No water is allowed, only olive oil and bread are on hand to turn the heat down.
The red yellow and green hot peppers are fresh from the fields, picked by Diamante's women.
Male and female fire eaters of all ages compete in the marathon, seated at a big table in front of the public.
A scene from the the Chilli Pepper Festival held in Diamante, Italy
Hot desk: Red, green and yellow chillies on display.
The winner is treated to a week's free hotel stay for two in a local resort and to a personal driver who picks them up at the airport.
"Just like a rockstar," says Capocchiano.
Competition is tough. Participants train all year round, taking part in local eating contests. Only the best get to go to Diamante.

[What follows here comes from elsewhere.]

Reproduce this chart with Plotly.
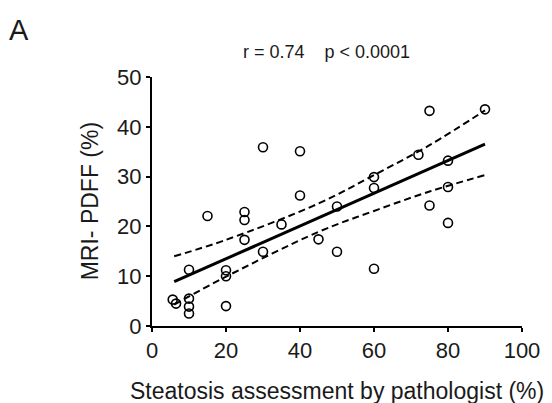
import plotly.graph_objects as go

# Observed data: pathologist steatosis (%) vs MRI-PDFF (%)
pathologist = [5.6, 6.5, 10, 10, 10, 10, 15, 20, 20, 20, 25, 25, 25, 30, 30, 35,
               40, 40, 45, 50, 50, 60, 60, 60, 72, 75, 75, 80, 80, 80, 90]
pdff = [5.3, 4.5, 5.5, 3.9, 2.5, 11.3, 22.1, 11.2, 10.0, 4.0, 22.9, 21.3, 17.3, 35.9, 14.9, 20.4,
        35.1, 26.2, 17.4, 24.0, 14.9, 29.9, 27.7, 11.5, 34.4, 43.2, 24.2, 33.2, 27.9, 20.7, 43.5]

# Regression line and 95% confidence band
fit_x = [6, 90]
fit_y = [8.9, 36.5]
band_x = [6, 20, 45, 60, 75, 90]
band_upper = [14.0, 17.3, 24.6, 30.3, 36.3, 43.3]
band_lower = [4.3, 9.9, 18.9, 23.1, 27.0, 30.3]

x_ticks = [0, 20, 40, 60, 80, 100]
y_ticks = [0, 10, 20, 30, 40, 50]

FONT = "Liberation Sans, Arial, Helvetica, sans-serif"
INK = "#1a1a1a"

fig = go.Figure()
for yb in (band_upper, band_lower):
    fig.add_trace(go.Scatter(x=band_x, y=yb, mode="lines",
                             line=dict(color="black", width=2, dash="7px,4px", shape="spline"),
                             hoverinfo="skip", showlegend=False))
fig.add_trace(go.Scatter(x=fit_x, y=fit_y, mode="lines",
                         line=dict(color="black", width=3), showlegend=False))
fig.add_trace(go.Scatter(x=pathologist, y=pdff, mode="markers",
                         marker=dict(symbol="circle-open", size=9, color="black",
                                     line=dict(width=1.6, color="black")),
                         showlegend=False, cliponaxis=False))

axis_common = dict(showline=True, linecolor="black", linewidth=2, ticks="outside",
                   ticklen=4, tickwidth=1.5, tickcolor="black", showgrid=False,
                   zeroline=False, tickfont=dict(family=FONT, size=22, color=INK))
fig.update_xaxes(range=[0, 100], tickvals=x_ticks, **axis_common)
fig.update_yaxes(range=[0, 50], tickvals=y_ticks, **axis_common)

H_PLOT = 249.0
W_PLOT = 372.0


def px_x(px):
    return (px - 152) / W_PLOT


def px_y(py):
    return (326 - py) / H_PLOT


fig.update_layout(
    width=552, height=403,
    margin=dict(l=152, r=28, t=77, b=77),
    plot_bgcolor="white", paper_bgcolor="white",
    annotations=[
        dict(text="Steatosis assessment by pathologist (%)", xref="paper", yref="paper",
             x=px_x(338), y=px_y(391), xanchor="center", yanchor="middle", showarrow=False,
             font=dict(family=FONT, size=23, color=INK)),
        dict(text="MRI- PDFF (%)", xref="paper", yref="paper", textangle=-90,
             x=px_x(90), y=px_y(201), xanchor="center", yanchor="middle", showarrow=False,
             font=dict(family=FONT, size=23, color=INK)),
        dict(text="r = 0.74    p < 0.0001", xref="paper", yref="paper",
             x=px_x(327), y=px_y(52), xanchor="center", yanchor="middle", showarrow=False,
             font=dict(family=FONT, size=18, color=INK)),
        dict(text="A", xref="paper", yref="paper",
             x=px_x(18.5), y=px_y(30), xanchor="center", yanchor="middle", showarrow=False,
             font=dict(family=FONT, size=29, color=INK)),
    ],
)

fig.write_html("out.html", config={"displayModeBar": False},
               post_script="document.body.style.margin='0';")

Victory, says Capocchiano, requires a cool head and a stomach of asbestos and steel.
"A tongue or throat on fire will not always stop you. The tricky part is making your tummy accept all that chilli: the peppers create gastric juice. You need a good dose of meditation to keep the chilli in your belly."
Another hazard, chilli seeds stuck between teeth, have been known to drive participants to quit the marathon and reach for a toothpick.
Unpleasant side effects
Giovanni Polimeni, a former winner, last year flamed out after swallowing chilli dishes too quickly.
"I wanted to beat the record so in the first minute I devoured three plates of peppers. My intestine started grumbling and I had to slow down."
Due to these unpleasant side effects he's been forced to give up competing and now only eats chilli for pleasure.
Thousands of spectators and chilli addicts from all over the world are drawn to the marathon.
"We've had foreign participants, too. It's nasty but it's also fun to watch other people stuffing their mouths, turning red and suffering like hell", says Enzo Monaco, the festival's organizer.
Beyond the competition, the chilli festival features food fairs, cooking shows, spicy movies, satirical performances, chilli-inspired jewelry and fashion and street jazz mixed with local music called Taranta.
There's even a beauty contest aimed at selecting Miss Chilli -- who, predictably, is deemed the hottest woman in town.
It doesn't stop there.
Chilli love and sex potions and herbal cures are also on sale, making use of the pepper's supposed aphrodisiac powers and antiseptic ability to tackle colds and bronchitis.
Contestants at the Chilli Eaters' Marathon, held in Italy.
The heat is on: Chilli eaters battle it out.
Calabria, the region surrounding Diamante, is Italy's kingdom of chilli and is famous for its tangy cuisine.
Chilli aphrodisiacs
"Peppers here rule," says Monaco. "People add chilli to all their dishes, even to a cup of milk and fruit salad."
During the September 10-14 festival, city walls and houses are literally covered in red, green and yellow chilli pepper braids. They're seen as a good luck charm and, according to local belief, they scare demons away.
A museum and an academy have been founded to study and promote chilli culture and tradition with branches across Italy.
"We're spicy people and love all things spicy -- meaning erotic, hot, strong, healthy, extraordinary. Chilli pepper is Calabria's brand. Life without chilli is plain boring," says Monaco.
The local signature dish is spaghetti with fried garlic, oil and peperoncino. Chefs in Diamante have created new versions of it by adding bread crumbs and anchovies. Penne with N'Duja salami also tops the menus.
Bars serve "Afro," an aphrodisiac cocktail made of chilli, orange peel and citron.
"Locals believe it really increases sexual desire", says Monaco.